Photo courtesy of AVRDC/The World Vegetable Center
Does the impact of tomato late blight depend on where you live?
I am starting to think so.
I hope the Tomato Gods do not read this and strike me down, but I have to say my tomatoes are doing OK.
They are two Brandywines in large pots on my deck. Brandwines are heirloom and therefore particularly vulnerable to disease and insects, but mine are doing fine!
And you have to understand, I am famous in my neighborhood for NOT growing tomatoes. Mine are always overcome with early blight. They shrivel and die before I get more than two or three piece of fruit.
I am usually the laughingstock of neighborhood, but not this year. And my neighbor Ron has perhaps a dozen plants, some of them heirloom, and they are healthy as can be, too.
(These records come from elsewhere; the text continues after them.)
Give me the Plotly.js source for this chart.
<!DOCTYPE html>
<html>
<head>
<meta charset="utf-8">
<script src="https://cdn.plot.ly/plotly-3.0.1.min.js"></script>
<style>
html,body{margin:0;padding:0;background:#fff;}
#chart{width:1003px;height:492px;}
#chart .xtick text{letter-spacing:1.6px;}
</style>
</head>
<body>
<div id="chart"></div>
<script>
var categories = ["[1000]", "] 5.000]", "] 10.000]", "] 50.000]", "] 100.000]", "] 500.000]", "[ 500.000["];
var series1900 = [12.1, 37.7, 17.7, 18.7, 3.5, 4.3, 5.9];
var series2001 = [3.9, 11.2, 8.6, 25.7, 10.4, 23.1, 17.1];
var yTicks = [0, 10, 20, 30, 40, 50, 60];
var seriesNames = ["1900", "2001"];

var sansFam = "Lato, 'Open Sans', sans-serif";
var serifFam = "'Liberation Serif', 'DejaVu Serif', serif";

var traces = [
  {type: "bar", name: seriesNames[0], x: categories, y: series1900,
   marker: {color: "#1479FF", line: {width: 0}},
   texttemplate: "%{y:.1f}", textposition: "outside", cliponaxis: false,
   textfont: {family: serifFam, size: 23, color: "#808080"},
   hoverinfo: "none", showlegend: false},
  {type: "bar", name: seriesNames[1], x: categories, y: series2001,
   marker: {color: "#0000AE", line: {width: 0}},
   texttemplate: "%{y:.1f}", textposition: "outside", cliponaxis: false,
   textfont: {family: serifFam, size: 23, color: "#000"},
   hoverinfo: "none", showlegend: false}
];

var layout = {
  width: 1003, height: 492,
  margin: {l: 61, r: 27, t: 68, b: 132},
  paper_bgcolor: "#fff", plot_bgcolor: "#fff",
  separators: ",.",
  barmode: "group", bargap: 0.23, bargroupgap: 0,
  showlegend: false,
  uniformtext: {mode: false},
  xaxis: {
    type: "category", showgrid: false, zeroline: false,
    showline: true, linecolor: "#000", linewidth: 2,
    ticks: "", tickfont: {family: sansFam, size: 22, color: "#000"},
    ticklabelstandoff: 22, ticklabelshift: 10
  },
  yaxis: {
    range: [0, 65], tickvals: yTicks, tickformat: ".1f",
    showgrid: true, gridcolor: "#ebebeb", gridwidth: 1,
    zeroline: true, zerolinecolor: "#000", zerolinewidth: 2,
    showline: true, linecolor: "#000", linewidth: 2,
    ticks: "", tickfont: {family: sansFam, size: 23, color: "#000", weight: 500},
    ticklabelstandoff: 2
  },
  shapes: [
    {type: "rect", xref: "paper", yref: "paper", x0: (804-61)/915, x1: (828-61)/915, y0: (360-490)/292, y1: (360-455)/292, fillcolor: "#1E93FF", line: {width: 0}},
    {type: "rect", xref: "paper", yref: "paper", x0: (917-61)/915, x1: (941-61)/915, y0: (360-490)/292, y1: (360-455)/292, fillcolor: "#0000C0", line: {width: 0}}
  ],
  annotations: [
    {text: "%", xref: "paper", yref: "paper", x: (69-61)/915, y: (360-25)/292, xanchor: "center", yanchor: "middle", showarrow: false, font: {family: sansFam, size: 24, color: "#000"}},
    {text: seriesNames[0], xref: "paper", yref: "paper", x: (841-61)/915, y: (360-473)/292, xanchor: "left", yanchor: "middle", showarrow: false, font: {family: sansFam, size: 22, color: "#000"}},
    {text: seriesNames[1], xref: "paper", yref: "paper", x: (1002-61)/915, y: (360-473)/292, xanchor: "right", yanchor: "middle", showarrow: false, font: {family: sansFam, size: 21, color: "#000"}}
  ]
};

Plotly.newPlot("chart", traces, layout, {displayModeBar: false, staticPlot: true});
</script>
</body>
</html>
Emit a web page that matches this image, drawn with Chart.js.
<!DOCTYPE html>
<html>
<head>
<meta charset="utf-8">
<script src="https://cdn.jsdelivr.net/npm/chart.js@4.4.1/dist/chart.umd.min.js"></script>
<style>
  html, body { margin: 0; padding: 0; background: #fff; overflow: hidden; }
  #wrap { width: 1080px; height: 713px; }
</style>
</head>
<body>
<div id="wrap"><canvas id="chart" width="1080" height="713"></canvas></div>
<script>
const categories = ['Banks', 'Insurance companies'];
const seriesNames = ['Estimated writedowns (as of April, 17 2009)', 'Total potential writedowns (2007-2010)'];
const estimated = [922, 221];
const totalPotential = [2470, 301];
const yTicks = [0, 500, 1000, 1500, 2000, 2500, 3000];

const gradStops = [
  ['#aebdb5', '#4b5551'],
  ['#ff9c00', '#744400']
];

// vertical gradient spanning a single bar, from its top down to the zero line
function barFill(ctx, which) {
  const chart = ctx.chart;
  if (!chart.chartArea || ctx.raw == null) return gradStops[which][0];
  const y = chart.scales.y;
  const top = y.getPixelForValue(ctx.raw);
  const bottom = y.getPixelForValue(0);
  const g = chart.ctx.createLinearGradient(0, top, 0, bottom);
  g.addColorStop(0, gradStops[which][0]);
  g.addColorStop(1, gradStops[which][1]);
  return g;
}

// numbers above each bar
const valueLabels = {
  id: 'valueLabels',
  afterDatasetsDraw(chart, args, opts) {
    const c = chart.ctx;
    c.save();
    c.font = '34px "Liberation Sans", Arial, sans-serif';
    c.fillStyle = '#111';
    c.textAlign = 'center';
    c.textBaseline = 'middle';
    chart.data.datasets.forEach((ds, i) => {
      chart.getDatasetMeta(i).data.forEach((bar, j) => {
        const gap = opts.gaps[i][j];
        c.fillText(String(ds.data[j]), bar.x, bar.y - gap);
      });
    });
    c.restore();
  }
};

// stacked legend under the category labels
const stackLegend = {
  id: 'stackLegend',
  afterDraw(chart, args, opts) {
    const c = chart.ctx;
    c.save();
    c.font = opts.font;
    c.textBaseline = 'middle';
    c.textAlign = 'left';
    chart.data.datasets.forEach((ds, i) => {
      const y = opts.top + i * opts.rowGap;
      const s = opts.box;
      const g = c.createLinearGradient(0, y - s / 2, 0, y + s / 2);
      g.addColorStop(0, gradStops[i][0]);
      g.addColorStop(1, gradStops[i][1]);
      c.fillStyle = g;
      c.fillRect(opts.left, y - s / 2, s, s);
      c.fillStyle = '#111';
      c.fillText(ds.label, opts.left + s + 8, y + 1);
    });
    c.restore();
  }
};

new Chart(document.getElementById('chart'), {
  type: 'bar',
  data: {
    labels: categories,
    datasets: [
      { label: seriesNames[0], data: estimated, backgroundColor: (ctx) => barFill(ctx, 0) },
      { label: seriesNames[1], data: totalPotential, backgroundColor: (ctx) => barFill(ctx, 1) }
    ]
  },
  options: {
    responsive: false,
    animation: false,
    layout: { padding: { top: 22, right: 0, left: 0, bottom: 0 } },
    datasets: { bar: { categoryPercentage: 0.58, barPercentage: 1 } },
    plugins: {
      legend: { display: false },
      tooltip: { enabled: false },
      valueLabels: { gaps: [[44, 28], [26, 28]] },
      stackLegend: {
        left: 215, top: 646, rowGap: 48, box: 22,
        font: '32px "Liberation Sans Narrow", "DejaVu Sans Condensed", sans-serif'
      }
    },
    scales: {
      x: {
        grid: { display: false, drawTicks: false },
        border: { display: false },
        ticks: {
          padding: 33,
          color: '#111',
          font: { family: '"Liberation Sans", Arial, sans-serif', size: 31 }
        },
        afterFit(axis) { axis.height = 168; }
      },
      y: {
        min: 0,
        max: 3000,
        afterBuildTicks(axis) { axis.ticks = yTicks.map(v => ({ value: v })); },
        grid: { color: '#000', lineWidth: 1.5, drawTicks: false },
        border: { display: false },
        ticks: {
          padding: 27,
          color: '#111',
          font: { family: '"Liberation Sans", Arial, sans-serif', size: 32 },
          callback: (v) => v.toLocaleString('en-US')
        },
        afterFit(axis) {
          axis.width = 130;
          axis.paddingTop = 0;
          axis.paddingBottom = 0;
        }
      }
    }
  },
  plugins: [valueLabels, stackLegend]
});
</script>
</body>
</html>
Mark Bittman of the New York Times is complaining about the scarcity of good tomatoes in his blog. And Dan Barber, a chef in Tarrytown, N.Y., wrote Sunday in the Times suggesting that late blight had swept through the Northeast like Swine Flu through an elementary school. He called it an "agriculture disaster."
Even Martha Stewart's reports that the crop on her Connecticut farm has been infected.
The University of Maryland's Department of Agriculture dutifully issued a warning about the appearance of late blight, which happens periodically.
But you couldn't tell it by my farmer's market in Annapolis, where tomatoes - perhaps a little late because of the cool early summer - are in abundance.
What's the deal? Any theories? Any Maryland blight stories out there?